**The exercise:** The listing below begins with the first line you should copy; stop after the line containing "80, 90, 100]", and drop every picture.

**Data section:**
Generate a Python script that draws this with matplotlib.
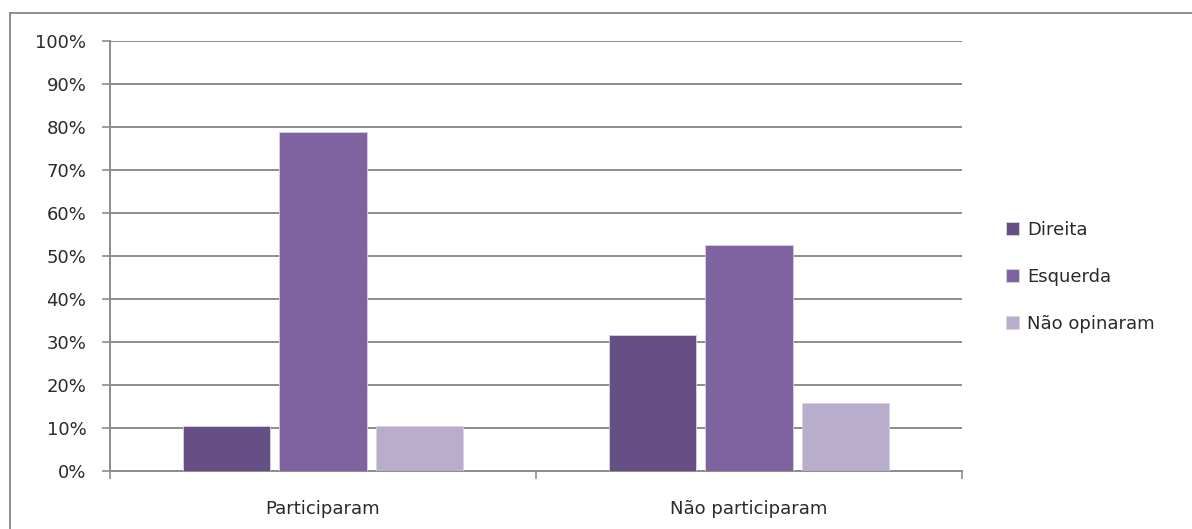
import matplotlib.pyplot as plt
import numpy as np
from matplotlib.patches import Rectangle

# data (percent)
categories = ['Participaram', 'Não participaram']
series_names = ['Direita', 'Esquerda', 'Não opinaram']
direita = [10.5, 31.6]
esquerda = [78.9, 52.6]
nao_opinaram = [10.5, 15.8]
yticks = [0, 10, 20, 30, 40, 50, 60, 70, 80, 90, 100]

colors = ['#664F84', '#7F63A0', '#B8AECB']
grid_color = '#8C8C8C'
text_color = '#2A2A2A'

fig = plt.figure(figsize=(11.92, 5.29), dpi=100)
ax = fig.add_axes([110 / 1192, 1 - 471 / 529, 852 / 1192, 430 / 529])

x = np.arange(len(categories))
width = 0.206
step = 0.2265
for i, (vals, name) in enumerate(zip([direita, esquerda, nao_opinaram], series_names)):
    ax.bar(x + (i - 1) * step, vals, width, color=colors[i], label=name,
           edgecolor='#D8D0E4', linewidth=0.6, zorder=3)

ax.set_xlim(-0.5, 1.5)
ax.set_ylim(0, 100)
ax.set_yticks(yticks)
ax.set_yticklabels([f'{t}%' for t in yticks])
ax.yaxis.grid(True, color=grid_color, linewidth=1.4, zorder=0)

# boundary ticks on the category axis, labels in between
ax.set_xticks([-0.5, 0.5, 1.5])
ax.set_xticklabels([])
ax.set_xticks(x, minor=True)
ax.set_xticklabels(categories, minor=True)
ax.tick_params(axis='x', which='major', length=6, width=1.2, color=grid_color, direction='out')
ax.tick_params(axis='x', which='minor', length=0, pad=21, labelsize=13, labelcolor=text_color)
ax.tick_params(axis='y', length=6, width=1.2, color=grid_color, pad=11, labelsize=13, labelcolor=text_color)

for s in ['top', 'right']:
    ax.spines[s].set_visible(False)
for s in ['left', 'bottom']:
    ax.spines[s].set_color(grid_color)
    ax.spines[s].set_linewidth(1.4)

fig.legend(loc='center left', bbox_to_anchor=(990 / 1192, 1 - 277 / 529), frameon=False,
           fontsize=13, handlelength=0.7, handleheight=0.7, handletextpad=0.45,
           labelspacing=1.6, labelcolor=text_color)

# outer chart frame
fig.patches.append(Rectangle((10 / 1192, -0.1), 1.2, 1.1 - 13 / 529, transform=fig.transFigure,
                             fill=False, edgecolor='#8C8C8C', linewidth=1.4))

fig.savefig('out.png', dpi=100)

**Result for this task:**
Generate a Python script that draws this with matplotlib.
import matplotlib.pyplot as plt
import numpy as np
from matplotlib.patches import Rectangle

# data (percent)
categories = ['Participaram', 'Não participaram']
series_names = ['Direita', 'Esquerda', 'Não opinaram']
direita = [10.5, 31.6]
esquerda = [78.9, 52.6]
nao_opinaram = [10.5, 15.8]
yticks = [0, 10, 20, 30, 40, 50, 60, 70, 80, 90, 100]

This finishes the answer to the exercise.